Green’s treatment of this role reversal may be playful but it speaks to a surprisingly personal truth – the director, like his protagonist, has faced a crisis of identity all of his own. Just as The Son of Joseph suggests that kinship needn’t be dictated by birth, its filmmaker has clearly decided that neither should nationality. Despite being born and raised in Brooklyn, Green has identified as French for most of his life, having moved to Paris after a short stint in Germany and sat his French citizen test in the 1970s. He now refers disparagingly to his birthplace (née home country) as Barbaria, and dismisses American English as being good for commerce but little else. Instead, he thinks, dreams and writes in French.
Impressively, Green has also become something of an authority on Baroque art, having studied, performed and taught the French tradition. With its roots in the 17th and 18th Centuries, the ordered absurdity of Baroque art harks back to a time when, as Green himself puts it, otherwise rational people nevertheless believed in a higher reality – contradictory behaviour he goes on to describe as oxymoronic . In drama, as in art, this is often realised in the juxtaposition of fantasy and formalism. Just as Caravaggio -- an important influence on Baroque art – pioneered the chiaroscuro technique of bathing realistic figures in unnatural light, Green has his contemporary characters perform to camera in an almost confessionary manner.
It’s all part of the set-up: Raphael O'Byrne’s symmetrical cinematography, Le Poeme Harmonique’s rearrangement of classical compositions  and the involvement of social realist filmmakers Luc and Jean-Pierre Dardenne as producers priming audiences for a certain sort of film. Even Green himself comes with a certain amount of baggage, with numerous reviews feeling the need to declare this his most accessible work yet . Certainly, nobody going into The Son of Joseph is going to have their expectations met. There’s even room for a satirical subplot at the expense of critics, starring Maria de Medeiros as Violette, though even it serves to subvert perceived wisdom by suggesting that authors don’t create, they are created.
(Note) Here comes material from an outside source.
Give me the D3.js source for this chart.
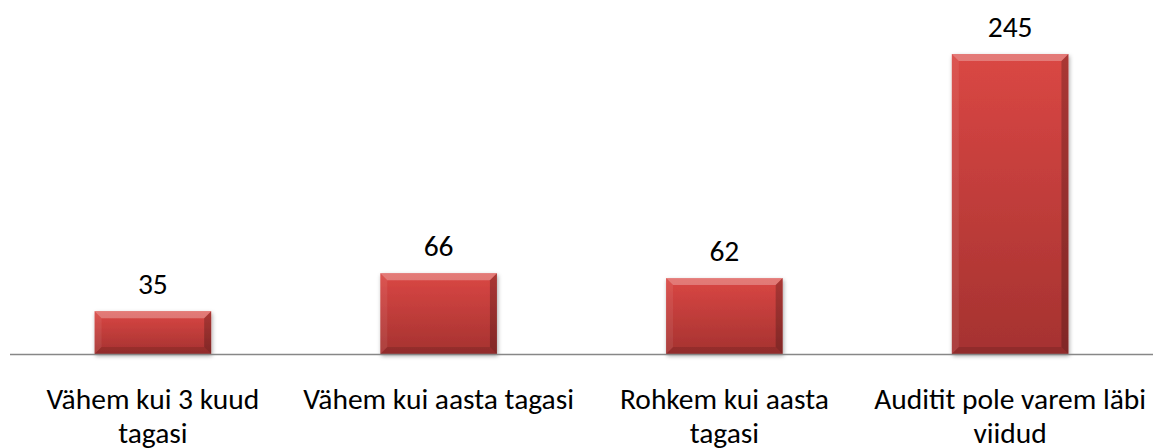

So what is a father, according to The Son of Joseph? It seems a paternity test isn’t necessary, for Green inevitably concludes that it is entirely up to Vincent to decide. In speaking of his admiration for Caravaggio’s work the director observes: “The hidden God is always present in his painting, represented by light that comes from a hidden source. For me, that is the basis of Baroque art.” Green has been telling us all along that in this instance, the Father is the son.